Company Compensates Families of Fatal Elevator Crash Victims

Family members of three of the victims of a fatal elevator crash at a Phnom Penh building site last week said Sunday that they had accepted compensation from the construction company and would not file complaints with police.

Four men had been on board the crude elevator at the 11-story condominium in Chamkar Mon district’s Tuol Tumpoung II commune on Thursday morning when its cable snapped, sending them plummeting four stories.

A police officer stands near a construction site in Phnom Penh where three men died when an elevator cable snapped on Thursday. (Siv Channa/The Cambodia Daily)
A police officer stands near a construction site in Phnom Penh where three men died when an elevator cable snapped on Thursday. (Siv Channa/The Cambodia Daily)

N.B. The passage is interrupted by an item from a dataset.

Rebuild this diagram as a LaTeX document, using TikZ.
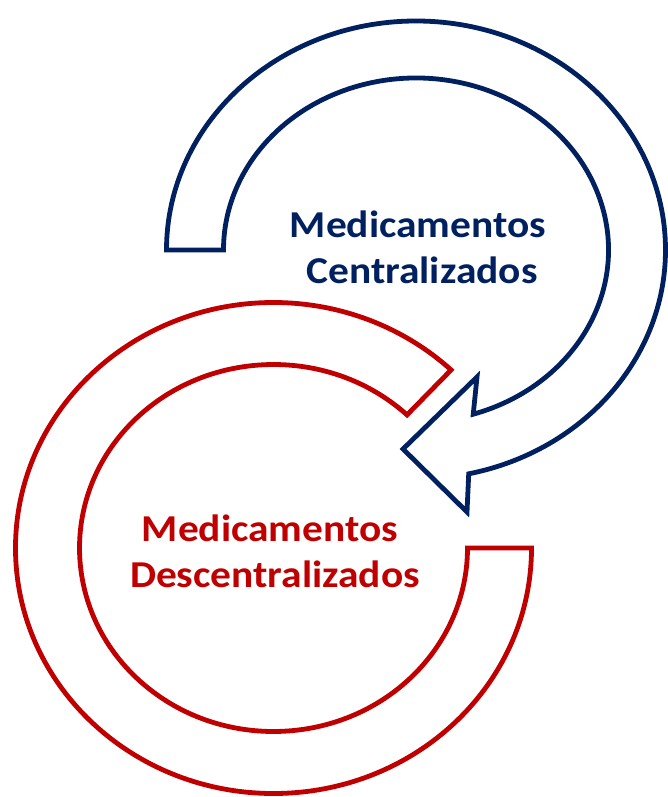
\documentclass[tikz,border=0pt]{standalone}
\usepackage{fontspec}
\usepackage{graphicx}
\setmainfont{Carlito}
\usetikzlibrary{calc}
\definecolor{navy}{HTML}{002060}
\definecolor{darkred}{HTML}{C00000}
\tikzset{
  ringline/.style={line width=4.8pt, fill=white, line join=miter},
  bluering/.style={ringline, draw=navy},
  redring/.style={ringline, draw=darkred},
  lbl/.style={anchor=base, inner sep=0pt, font=\fontsize{38}{45}\selectfont\bfseries},
}
\newcommand{\wid}[1]{\scalebox{1.09}[1]{#1}}
\begin{document}
\begin{tikzpicture}[x=1pt,y=1pt]
\useasboundingbox (0,0) rectangle (667,-797);
\coordinate (rc) at (273.5,-548);
\coordinate (bc) at (416,-250);
% red ring (cut end hidden near blue arrowhead)
\draw[redring] ($(rc)+(0:258 and 245.5)$)
  arc[start angle=0, end angle=-313.5, x radius=258, y radius=245.5]
  -- ($(rc)+(46.5:194 and 183.5)$)
  arc[start angle=46.5, end angle=360, x radius=194, y radius=183.5]
  -- cycle;
% blue ring with arrowhead
\coordinate (bt) at (403,-449);
\coordinate (bb1) at (467,-512);
\coordinate (bb2) at (477,-377);
\draw[bluering] ($(bc)+(180:249.5 and 229)$)
  arc[start angle=180, end angle=-77.8, x radius=249.5, y radius=229]
  -- (bb1) -- (bt) -- (bb2)
  -- ($(bc)+(-72.7:192.5 and 172)$)
  arc[start angle=-72.7, end angle=180, x radius=192.5, y radius=172]
  -- cycle;
% labels
\node[lbl, text=navy] (b1) at (418,-237) {\wid{Medicamentos}};
\node[lbl, text=navy] (b2) at (422,-283) {\wid{Centralizados}};
\node[lbl, text=darkred] (r1) at (270,-541) {\wid{Medicamentos}};
\node[lbl, text=darkred] (r2) at (275,-587) {\wid{Descentralizados}};
\end{tikzpicture}
\end{document}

Two of the men, construction worker Vann Saroeun, 18, and coffee seller Ly Long, 41, died at the scene, while another laborer, Mead Soeung, 16, succumbed to his injuries at the Khmer-Soviet Friendship Hospital. Only Ath Heab, an 18-year-old construction worker, survived. His right arm was completely severed in the crash and he remains in critical condition at the hospital.

Commune police chief Ing Dara said the construction company had compensated the families of the deceased men and Mr. Heab. He said he did not know the name of the firm, nor the amount of compensation paid.

Bin Socchy, deputy director of the municipal land management department, also said he did not know the company’s name. “The construction site will remain closed until the case has been resolved,” he said.

A press release posted to the department’s Facebook page identified the owner of the building as Ung Chunkeng.

Nhem Oeng, 58, the father of Mr. Heab, said Sunday that a representative of the construction company paid his family $8,000 on Saturday.

“I decided not to file a complaint [with police] because the company offered compensation to cover the treatment of my son,” he said.

Muon Phiek, 29, the sister of Mead Soeung, said the company paid her $15,000 on the evening of the accident, along with $700 to cover funeral expenses and the cost of transporting her teenage brother’s body to her family home in Kompong Thom province.

Ly Long’s widow, Kang Chanthou, 41, said the company offered her far less, just $1,100 in compensation for the coffee seller’s death.

“[The company] said my husband did not work at the site and should not have been at the site,” she said.

All of the family members said they were told not to name the construction company, and were not planning to file complaints with police. Relatives of Vann Saroeun could not be reached.

Chea Meth, a deputy prosecutor at the Phnom Penh Municipal Court who visited the construction site on Thursday, said Sunday that even if the victims’ families did not file complaints, the court’s investigation into the elevator crash would continue.

“We are still investigating,” he said. “We will decide whether we have to lay charges or not, whether it is unintentional murder or something else.”